**What to do**
With all pictures omitted, return verbatim the lines from the beginning of the records below through the line containing "yTicks.push(1);".

Charts and diagrams as code:
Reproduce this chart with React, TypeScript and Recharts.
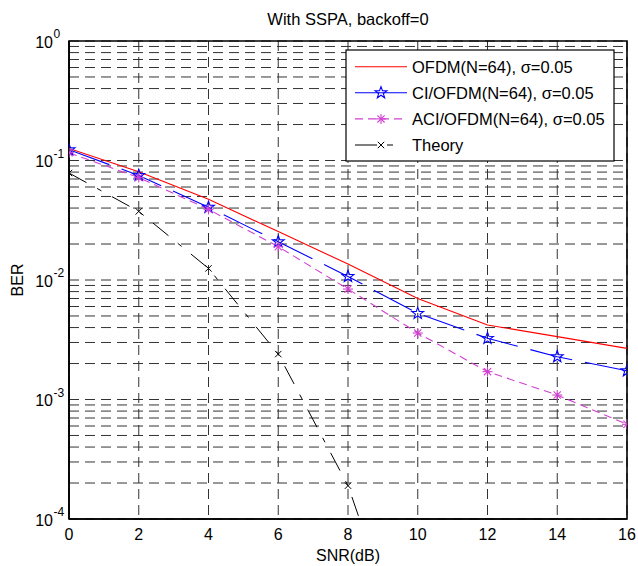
import React from 'react';
import { LineChart, Line, XAxis, YAxis, CartesianGrid, ReferenceArea } from 'recharts';

const snr = [0, 2, 4, 6, 8, 10, 12, 14, 16];
const ofdm = [0.126, 0.0805, 0.0473, 0.0254, 0.0136, 0.0070, 0.0042, 0.00336, 0.00268];
const ciOfdm = [0.123, 0.075, 0.0406, 0.0209, 0.0107, 0.00526, 0.00325, 0.00228, 0.00174];
const aciOfdm = [0.116, 0.072, 0.039, 0.019, 0.0084, 0.0036, 0.00171, 0.00109, 0.00062];
const theory = [0.0786, 0.0375, 0.0125, 0.0024, 0.00019, 0.0000039, null, null, null];

const xTicks = [0, 2, 4, 6, 8, 10, 12, 14, 16];
const yMajor = [1e-4, 1e-3, 1e-2, 1e-1, 1];
const yMantissas = [1, 2, 3, 4, 5, 6, 7, 8, 9];
const yTicks: number[] = [];
yMajor.slice(0, 4).forEach((d) => yMantissas.forEach((m) => yTicks.push(m * d)));
yTicks.push(1);

const seriesNames = ['OFDM(N=64), σ=0.05', 'CI/OFDM(N=64), σ=0.05', 'ACI/OFDM(N=64), σ=0.05', 'Theory'];
const RED = '#ff0000';
const BLUE = '#0000ff';
const MAG = '#d040d0';
const BLACK = '#000000';
const FONT = '"Liberation Sans", Arial, Helvetica, sans-serif';

const data = snr.map((s, i) => ({
  snr: s,
  ofdm: ofdm[i],
  ci: ciOfdm[i],
  aci: aciOfdm[i],
  theory: theory[i],
}));

function starPoints(cx: number, cy: number, R: number) {
  const r = R * 0.4;
  const pts: string[] = [];
  for (let k = 0; k < 10; k++) {
    const rad = k % 2 === 0 ? R : r;
    const a = -Math.PI / 2 + (k * Math.PI) / 5;
    pts.push(`${cx + rad * Math.cos(a)},${cy + rad * Math.sin(a)}`);
  }
  return pts.join(' ');
}

const StarMark = ({ cx, cy }: { cx: number; cy: number }) => (
  <polygon points={starPoints(cx, cy, 6.2)} fill="none" stroke={BLUE} strokeWidth={1.1} />
);

const AsteriskMark = ({ cx, cy }: { cx: number; cy: number }) => {
  const s = 5;
  const d = 3.6;
  return (
    <g stroke={MAG} strokeWidth={1.1}>
      <line x1={cx - s} y1={cy} x2={cx + s} y2={cy} />
      <line x1={cx} y1={cy - s} x2={cx} y2={cy + s} />
      <line x1={cx - d} y1={cy - d} x2={cx + d} y2={cy + d} />
      <line x1={cx - d} y1={cy + d} x2={cx + d} y2={cy - d} />
    </g>
  );
};

const XMark = ({ cx, cy }: { cx: number; cy: number }) => {
  const d = 3.2;
  return (
    <g stroke={BLACK} strokeWidth={1}>
      <line x1={cx - d} y1={cy - d} x2={cx + d} y2={cy + d} />
      <line x1={cx - d} y1={cy + d} x2={cx + d} y2={cy - d} />
    </g>
  );
};

const mkDot = (Comp: any) => (props: any) => {
  const { cx, cy, value, key, index } = props;
  const v = Array.isArray(value) ? value[1] : value;
  if (cx == null || cy == null || v == null || v < 1e-4) return <g key={key ?? index} />;
  return <Comp key={key ?? index} cx={cx} cy={cy} />;
};

const YTick = (props: any) => {
  const { x, y, payload } = props;
  const v = payload.value;
  const e = Math.log10(v);
  if (Math.abs(e - Math.round(e)) > 1e-6) return <g />;
  const exp = Math.round(e);
  return (
    <g fontFamily={FONT} fill="#000">
      <text x={53} y={y + 1} textAnchor="end" dominantBaseline="central" fontSize={16}>
        10
      </text>
      <text x={53.5} y={y - 7} textAnchor="start" dominantBaseline="central" fontSize={12}>
        {exp === 0 ? '0' : `-${-exp}`}
      </text>
    </g>
  );
};

const XLabel = (props: any) => {
  const vb = props.viewBox;
  return (
    <text x={vb.x + vb.width / 2} y={vb.y + 36} textAnchor="middle" dominantBaseline="central" fontSize={16} fontFamily={FONT} fill="#000">
      SNR(dB)
    </text>
  );
};

const YLabel = (props: any) => {
  const vb = props.viewBox;
  const cx = 17;
  const cy = vb.y + vb.height / 2;
  return (
    <text x={cx} y={cy} transform={`rotate(-90 ${cx} ${cy})`} textAnchor="middle" dominantBaseline="central" fontSize={16} fontFamily={FONT} fill="#000">
      BER
    </text>
  );
};

const legendRows = [
  { name: seriesNames[0], color: RED, dash: undefined as string | undefined, mark: null as any },
  { name: seriesNames[1], color: BLUE, dash: undefined, mark: StarMark },
  { name: seriesNames[2], color: MAG, dash: '8 5', mark: AsteriskMark },
  { name: seriesNames[3], color: BLACK, dash: '22 10 6 100', mark: XMark },
];

export default function App() {
  return (
    <div style={{ position: 'absolute', left: 0, top: 0, width: 638, height: 566, background: '#fff' }}>
      <LineChart
        width={638}
        height={566}
        data={data}
        margin={{ top: 41, right: 11, bottom: 17, left: 0 }}
        style={{ fontFamily: FONT }}
      >
        <CartesianGrid stroke="#333" strokeDasharray="10 6" strokeWidth={1} />
        <XAxis
          dataKey="snr"
          type="number"
          domain={[0, 16]}
          ticks={xTicks}
          allowDataOverflow
          height={30}
          tickSize={0}
          tickMargin={10}
          axisLine={{ stroke: '#000', strokeWidth: 1.6 }}
          tick={{ fontSize: 16, fill: '#000', fontFamily: FONT }}
          label={<XLabel />}
        />
        <YAxis
          type="number"
          scale="log"
          domain={[1e-4, 1]}
          ticks={yTicks}
          allowDataOverflow
          width={69}
          tickSize={0}
          tickMargin={0}
          interval={0}
          axisLine={{ stroke: '#000', strokeWidth: 1.6 }}
          tick={<YTick />}
          label={<YLabel />}
        />
        <Line dataKey="ofdm" name={seriesNames[0]} stroke={RED} strokeWidth={1.1} dot={false} isAnimationActive={false} />
        <Line dataKey="ci" name={seriesNames[1]} stroke={BLUE} strokeWidth={1.1} strokeDasharray="43 13" dot={mkDot(StarMark)} isAnimationActive={false} />
        <Line dataKey="aci" name={seriesNames[2]} stroke={MAG} strokeWidth={1.1} strokeDasharray="8 5" dot={mkDot(AsteriskMark)} isAnimationActive={false} />
        <Line dataKey="theory" name={seriesNames[3]} stroke={BLACK} strokeWidth={1} strokeDasharray="20 12 5 12" dot={mkDot(XMark)} isAnimationActive={false} />
        <ReferenceArea x1={0} x2={16} y1={1e-4} y2={1} fill="none" stroke="#000" strokeWidth={1.6} ifOverflow="visible" />
      </LineChart>
      <svg width={638} height={566} style={{ position: 'absolute', left: 0, top: 0, pointerEvents: 'none' }}>
        <text x={348} y={25} textAnchor="middle" fontSize={16.5} fontFamily={FONT} fill="#000">
          With SSPA, backoff=0
        </text>
        <rect x={346} y={50} width={268} height={111} fill="#fff" stroke="#000" strokeWidth={1.2} />
        {legendRows.map((r, i) => {
          const y = 66.7 + i * 26.1;
          const M = r.mark;
          return (
            <g key={r.name}>
              <line x1={355} y1={y} x2={407} y2={y} stroke={r.color} strokeWidth={1.1} strokeDasharray={r.dash} />
              {M ? <M cx={381} cy={y} /> : null}
              <text x={412} y={y} dominantBaseline="central" fontSize={16.5} fontFamily={FONT} fill="#000">
                {r.name}
              </text>
            </g>
          );
        })}
      </svg>
    </div>
  );
}
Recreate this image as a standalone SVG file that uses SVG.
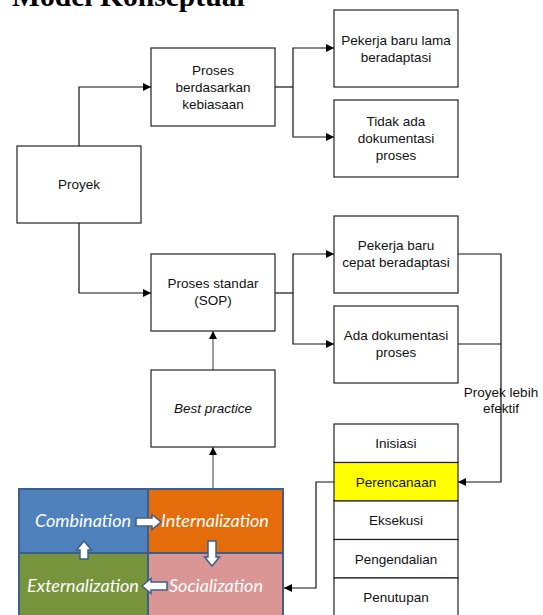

**Exercise result**
Reproduce this chart with React, TypeScript and Recharts.
import React from 'react';
import { LineChart, Line, XAxis, YAxis, CartesianGrid, ReferenceArea } from 'recharts';

const snr = [0, 2, 4, 6, 8, 10, 12, 14, 16];
const ofdm = [0.126, 0.0805, 0.0473, 0.0254, 0.0136, 0.0070, 0.0042, 0.00336, 0.00268];
const ciOfdm = [0.123, 0.075, 0.0406, 0.0209, 0.0107, 0.00526, 0.00325, 0.00228, 0.00174];
const aciOfdm = [0.116, 0.072, 0.039, 0.019, 0.0084, 0.0036, 0.00171, 0.00109, 0.00062];
const theory = [0.0786, 0.0375, 0.0125, 0.0024, 0.00019, 0.0000039, null, null, null];

const xTicks = [0, 2, 4, 6, 8, 10, 12, 14, 16];
const yMajor = [1e-4, 1e-3, 1e-2, 1e-1, 1];
const yMantissas = [1, 2, 3, 4, 5, 6, 7, 8, 9];
const yTicks: number[] = [];
yMajor.slice(0, 4).forEach((d) => yMantissas.forEach((m) => yTicks.push(m * d)));
yTicks.push(1);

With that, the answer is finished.